Ten years. That’s how long it took Selina Briley to make the leap and go back to school to earn her master’s degree. Selina is a teacher with a passion for education, but she wasn’t sure if she could continue her meaningful career and take the time to further her own education.
“I’ve always played with the idea of getting my master’s, but there’s always several worries of ‘Can I do it? It’s been too long,’” she admitted.
It wasn’t until she started a job at a new school that she started to seriously think about pursuing a degree. Selina was part of a leadership team at her new school, and it seemed that all her fellow teachers were constantly whispering about WGU and how great it was.
“They had really positive things to say about it. It was a constant in our leadership meetings,” she said.
Inspired by her colleagues, Selina decided it was the perfect time to pursue her degree. She learned about WGU’s competency-based education, which would allow her to move faster through material she knew well—without paying more. All she would have to do is prove mastery to move forward with a course—and there were no limits to how many courses she could take in a semester. She could also do all of her coursework online, any time she wanted. That meant she could keep her full-time job and do her coursework whenever it was convenient for her. Selina knew she had to learn more.

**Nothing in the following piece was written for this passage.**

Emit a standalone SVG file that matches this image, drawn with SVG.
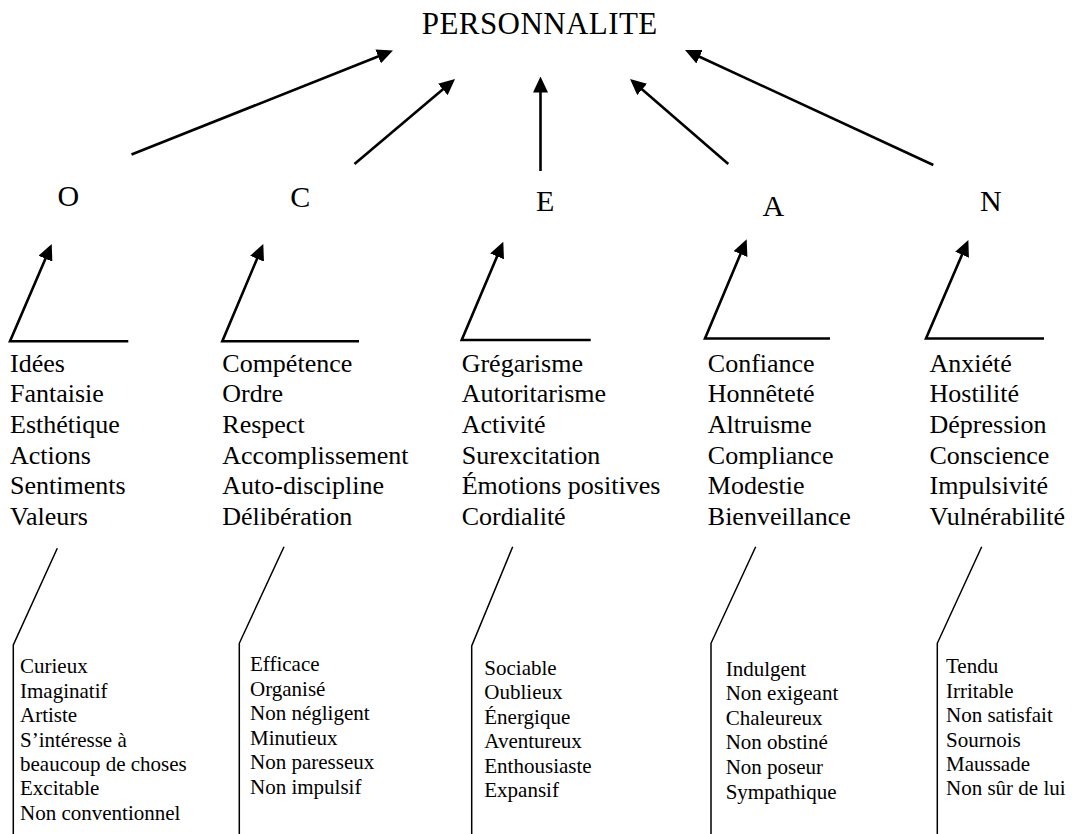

Selina’s school district was a one-to-one technology campus, which means that all the students would have access to a device. The integration of technology was extremely exciting and interesting for Selina—she loved helping her students utilize devices and programs to enhance their learning. Her school focused on blended learning and technology, and she knew the M.Ed in Learning and Technology was the perfect fit for her career needs and goals.
“I just fell in love with the idea of technology integration, and I wanted to learn more. So when I heard that WGU offered this program, it was immediate for me,” she said.
Selina graduated with her M.Ed in Learning and Technology and now does what her colleagues once did—she spreads the word about WGU to anyone who will listen.
“I definitely recommend the master’s in learning and technology to my coworkers and pretty much everyone that I see that asks me ‘How did I do it, how did I get my master’s?’” she laughed. “I would recommend WGU to anyone and everyone.”